La manœuvre a peut-être suggéré une prétention coloniale démesurée, mis elle n'est pas arrivée gratuitement. Le passé de Gbagbo l'a rattrapé. Même les autres nations africaines sont réticentes cette fois-ci à écouter ses explications. En réponse, Gbagbo a fait ce qu'il a toujours fait : déverser des casseur armés, avec la bénédiction du gouvernement, pour se livrer au pillage et terroriser.

Quand l'Union Africaine a appelé à une rencontre d'urgence pour débattre de la situation, Gbagbo a évité cette épreuve. À la place, il est resté chez lui et a nommé comme chef des forces armées le commandant même dont les forces avaient lancé l'attaque sur les forces de maintien de la paix. Dans une interview avec le Washington Post, Gbagbo a mis en doute que des soldats français avaient vraiment été tués.

La tragédie de la Côte d'Ivoire est que le dommage causé au tissu social, ainsi qu'à l'économie, sera quasiment impossible à inverser. Les hommes d'affaires qui se sont enfuis du pays fournissaient des milliers d'emplois qui ont peu de chance d'être retrouvés. Les investissements étrangers se sont desséchés tandis que le chômage a explosé. Les rentes versées par les travailleurs immigrés à leurs foyers nourrissaient des centaines de milliers de familles. Les Musulmans et les Chrétiens, les gens du nord et ceux du sud sont séparés par la colère et la peur.
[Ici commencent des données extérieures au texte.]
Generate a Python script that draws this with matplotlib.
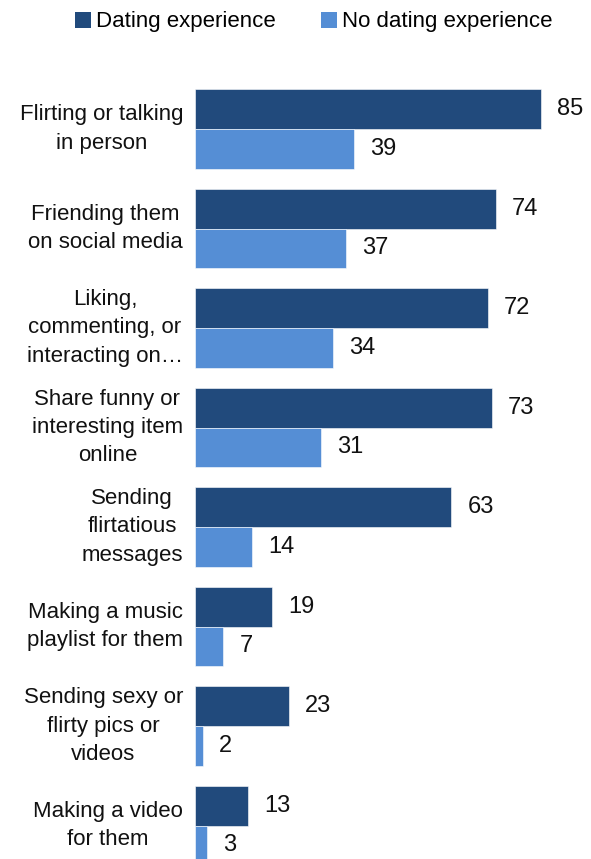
import matplotlib
matplotlib.use("Agg")
import matplotlib.pyplot as plt
from matplotlib.patches import Patch

categories = [
    "Flirting or talking\nin person",
    "Friending them\non social media",
    "Liking,\ncommenting, or\ninteracting on\u2026",
    "Share funny or\ninteresting item\nonline",
    "Sending\nflirtatious\nmessages",
    "Making a music\nplaylist for them",
    "Sending sexy or\nflirty pics or\nvideos",
    "Making a video\nfor them",
]
dating = [85, 74, 72, 73, 63, 19, 23, 13]
no_dating = [39, 37, 34, 31, 14, 7, 2, 3]
series_names = ["Dating experience", "No dating experience"]

dark = "#214A7C"
light = "#558ED5"

label_font = "Liberation Sans"
value_font = "Liberation Sans"

W, H = 591, 859
fig = plt.figure(figsize=(W / 100, H / 100), dpi=100)
ax_left, ax_right = 195, 591
ax_top, ax_bottom = 60, 859
ax = fig.add_axes([ax_left / W, (H - ax_bottom) / H, (ax_right - ax_left) / W, (ax_bottom - ax_top) / H])

px_per_unit_x = (541 - 195) / 85.0
xmax = (ax_right - ax_left) / px_per_unit_x
pitch = 99.5
ymax = 7 + (ax_bottom - 825.5) / pitch
ymin = -(129 - ax_top) / pitch

h = 0.397
y = list(range(len(categories)))
ax.barh([v - h / 2 for v in y], dating, height=h, color=dark, edgecolor="white", linewidth=0.4)
ax.barh([v + h / 2 for v in y], no_dating, height=h, color=light, edgecolor="white", linewidth=0.4)

off = 16 / px_per_unit_x
for i, (d, n) in enumerate(zip(dating, no_dating)):
    ax.text(d + off, i - h / 2, str(d), va="center", ha="left", fontsize=17, family=value_font, color="#111111")
    ax.text(n + off, i + h / 2, str(n), va="center", ha="left", fontsize=17, family=value_font, color="#111111")

lab_x = -12 / px_per_unit_x
for i, c in enumerate(categories):
    ax.text(lab_x, i, c, ha="right", va="center", multialignment="center", fontsize=16,
            family=label_font, color="#111111", linespacing=1.45, clip_on=False)

ax.set_xlim(0, xmax)
ax.set_ylim(ymax, ymin)
ax.axis("off")

handles = [Patch(facecolor=dark), Patch(facecolor=light)]
fig.legend(handles, series_names, loc="center", bbox_to_anchor=(0.531, 1 - 22 / H), ncol=2, frameon=False,
           prop={"family": label_font, "size": 16}, handlelength=0.72, handleheight=0.72, handletextpad=0.25,
           columnspacing=2.0)

fig.savefig("out.png", dpi=100)
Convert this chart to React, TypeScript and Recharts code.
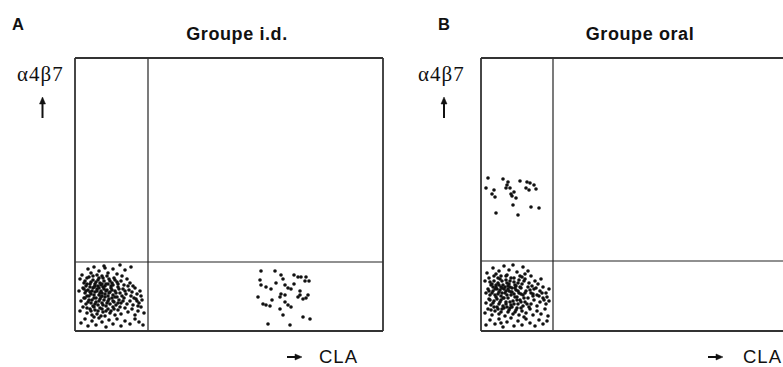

Les rebelles qui contrôlent la moitié nord du pays ne constituent pas la solution. Ils forment un mélange sans saveur d'officiers ivoiriens mécontents, de vestiges des forces de sécurité sauvages de Charles Taylor et d'autres mercenaires de toute la région. Les réseaux criminels trafiquant les armes et les diamants s'étendent sur la zone frontalière de la Côte d'Ivoire avec le Libéria et la Guinée, créant ce qu'un haut fonctionnaire du Pentagone appelle une "masse fluide d'anarchie". Mais les rebelles ont réussi à prendre pied grâce à la détermination bornée de Gbagbo de diviser son pays en fonction de lignes ethniques et religieuses tout en enracinant sont pouvoir.

L'action unanime et rapide de l'ONU peut offrir une pause à Gbagbo. L'embargo sur les armes, couplé à la menace de restrictions de voyage et de pénalités économiques sur ceux qui continuent à alimenter la violence, offre une chance de garder la crise gérable alors que la communauté internationale, menée par l'Union Africaine, recherche une solution. Gbagbo fera sans nul doute de nouvelles promesses pour échapper aux sanctions. Les Nations Unies devraient réagir selon ce qu'il fait, pas selon ce qu'il dit.

L'auteur de cet article fut, de mars 2000 à juin 2002, le chef du bureau d'Afrique de l'Ouest du Washington Post, basé à Abidjan. Il est en congé sabbatique.